• [THE REQUEST]: Reproduce all the material exactly, minus any pictures it holds.
# # # #
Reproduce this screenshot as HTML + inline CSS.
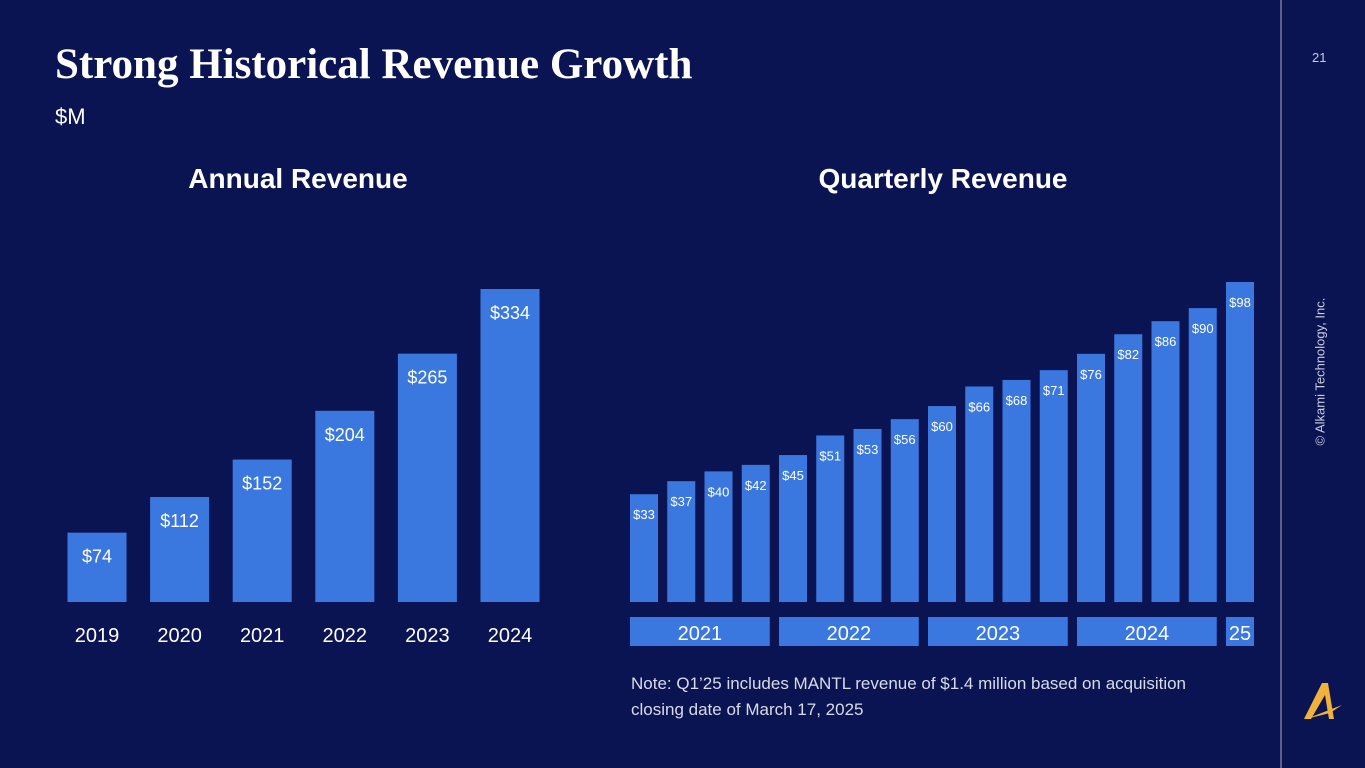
<!DOCTYPE html>
<html><head><meta charset="utf-8"><style>
body{margin:0;width:1365px;height:768px;background:#0b1452;overflow:hidden;position:relative;font-family:"Liberation Sans",sans-serif;color:#fff}
.t{position:absolute;white-space:nowrap}
</style></head><body>
<div class="t" style="left:55px;top:40px;font-family:'Liberation Serif',serif;font-weight:bold;font-size:43px">Strong Historical Revenue Growth</div>
<div class="t" style="left:55px;top:104px;font-size:22px">$M</div>
<div class="t" style="left:1312px;top:50px;font-size:13px;color:#c8cce0">21</div>
<div style="position:absolute;left:1280px;top:0;width:2px;height:768px;background:#5a6288"></div>
<div class="t" style="left:1250px;top:368px;font-size:13px;color:#c8cce0;transform:rotate(-90deg);width:140px;text-align:center">© Alkami Technology, Inc.</div>
<svg style="position:absolute;left:1300px;top:675px" width="45" height="50" viewBox="0 0 45 50">
<path d="M4 44 L22 8 L28 8 L34 44 L29 44 L25 20 L11 44 Z" fill="#f0b23a"/><path d="M6 44 L42 30 L30 38 Z" fill="#f0b23a"/></svg>
<div class="t" style="left:631px;top:671px;font-size:17px;line-height:26px;color:#d8dbe8">Note: Q1’25 includes MANTL revenue of $1.4 million based on acquisition<br>closing date of March 17, 2025</div>
<svg id="c" width="1365" height="768" style="position:absolute;left:0;top:0"></svg>
<script>
const years=["2019","2020","2021","2022","2023","2024"];
const annual=[74,112,152,204,265,334];
const quarterly=[33,37,40,42,45,51,53,56,60,66,68,71,76,82,86,90,98];
const qGroups=["2021","2022","2023","2024","25"];
const qGroupSizes=[4,4,4,4,1];
const NS="http://www.w3.org/2000/svg",svg=document.getElementById('c');
function el(t,a,p){const e=document.createElementNS(NS,t);for(const k in a)e.setAttribute(k,a[k]);(p||svg).appendChild(e);return e;}
const base=602,blue="#3a78e0";
function txt(x,y,s,sz,w,name){const t=el('text',{x:x,y:y,'font-size':sz,'font-weight':w||'normal',fill:'#fff','text-anchor':'middle','font-family':'Liberation Sans, sans-serif'});t.textContent=s;

return t;}
txt(298,188,"Annual Revenue",28,"bold","annual-title");
txt(943,188,"Quarterly Revenue",28,"bold","quarterly-title");
const ay=v=>base-v*313/334, ax=i=>97+i*82.6;
annual.forEach((v,i)=>{const r=el('rect',{x:ax(i)-29.5,y:ay(v),width:59,height:base-ay(v),fill:blue});


txt(ax(i),ay(v)+30,"$"+v,18,"normal","annual-value-"+years[i]);
txt(ax(i),642,years[i],20,"normal","year-label-"+years[i]);});
const qy=v=>base-v*320/98, qx=i=>644+i*37.25;
quarterly.forEach((v,i)=>{const r=el('rect',{x:qx(i)-14,y:qy(v),width:28,height:base-qy(v),fill:blue});


txt(qx(i),qy(v)+25,"$"+v,13,"normal","quarter-value-"+i);});
let s=0;qGroups.forEach((g,k)=>{const n=qGroupSizes[k];const x0=qx(s)-14,x1=qx(s+n-1)+14;
const r=el('rect',{x:x0,y:617,width:x1-x0,height:29,fill:blue});


txt((x0+x1)/2,640,g,20,"normal","quarter-year-label-"+g);s+=n;});
</script>
</body></html>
# # # #
• [SOLUTION BELOW]:
Reproduce this screenshot as HTML + inline CSS.
<!DOCTYPE html>
<html><head><meta charset="utf-8"><style>
body{margin:0;width:1365px;height:768px;background:#0b1452;overflow:hidden;position:relative;font-family:"Liberation Sans",sans-serif;color:#fff}
.t{position:absolute;white-space:nowrap}
</style></head><body>
<div class="t" style="left:55px;top:40px;font-family:'Liberation Serif',serif;font-weight:bold;font-size:43px">Strong Historical Revenue Growth</div>
<div class="t" style="left:55px;top:104px;font-size:22px">$M</div>
<div class="t" style="left:1312px;top:50px;font-size:13px;color:#c8cce0">21</div>
<div style="position:absolute;left:1280px;top:0;width:2px;height:768px;background:#5a6288"></div>
<div class="t" style="left:1250px;top:368px;font-size:13px;color:#c8cce0;transform:rotate(-90deg);width:140px;text-align:center">© Alkami Technology, Inc.</div>
<svg style="position:absolute;left:1300px;top:675px" width="45" height="50" viewBox="0 0 45 50">
<path d="M4 44 L22 8 L28 8 L34 44 L29 44 L25 20 L11 44 Z" fill="#f0b23a"/><path d="M6 44 L42 30 L30 38 Z" fill="#f0b23a"/></svg>
<div class="t" style="left:631px;top:671px;font-size:17px;line-height:26px;color:#d8dbe8">Note: Q1’25 includes MANTL revenue of $1.4 million based on acquisition<br>closing date of March 17, 2025</div>
<svg id="c" width="1365" height="768" style="position:absolute;left:0;top:0"></svg>
<script>
const years=["2019","2020","2021","2022","2023","2024"];
const annual=[74,112,152,204,265,334];
const quarterly=[33,37,40,42,45,51,53,56,60,66,68,71,76,82,86,90,98];
const qGroups=["2021","2022","2023","2024","25"];
const qGroupSizes=[4,4,4,4,1];
const NS="http://www.w3.org/2000/svg",svg=document.getElementById('c');
function el(t,a,p){const e=document.createElementNS(NS,t);for(const k in a)e.setAttribute(k,a[k]);(p||svg).appendChild(e);return e;}
const base=602,blue="#3a78e0";
function txt(x,y,s,sz,w,name){const t=el('text',{x:x,y:y,'font-size':sz,'font-weight':w||'normal',fill:'#fff','text-anchor':'middle','font-family':'Liberation Sans, sans-serif'});t.textContent=s;

return t;}
txt(298,188,"Annual Revenue",28,"bold","annual-title");
txt(943,188,"Quarterly Revenue",28,"bold","quarterly-title");
const ay=v=>base-v*313/334, ax=i=>97+i*82.6;
annual.forEach((v,i)=>{const r=el('rect',{x:ax(i)-29.5,y:ay(v),width:59,height:base-ay(v),fill:blue});


txt(ax(i),ay(v)+30,"$"+v,18,"normal","annual-value-"+years[i]);
txt(ax(i),642,years[i],20,"normal","year-label-"+years[i]);});
const qy=v=>base-v*320/98, qx=i=>644+i*37.25;
quarterly.forEach((v,i)=>{const r=el('rect',{x:qx(i)-14,y:qy(v),width:28,height:base-qy(v),fill:blue});


txt(qx(i),qy(v)+25,"$"+v,13,"normal","quarter-value-"+i);});
let s=0;qGroups.forEach((g,k)=>{const n=qGroupSizes[k];const x0=qx(s)-14,x1=qx(s+n-1)+14;
const r=el('rect',{x:x0,y:617,width:x1-x0,height:29,fill:blue});


txt((x0+x1)/2,640,g,20,"normal","quarter-year-label-"+g);s+=n;});
</script>
</body></html>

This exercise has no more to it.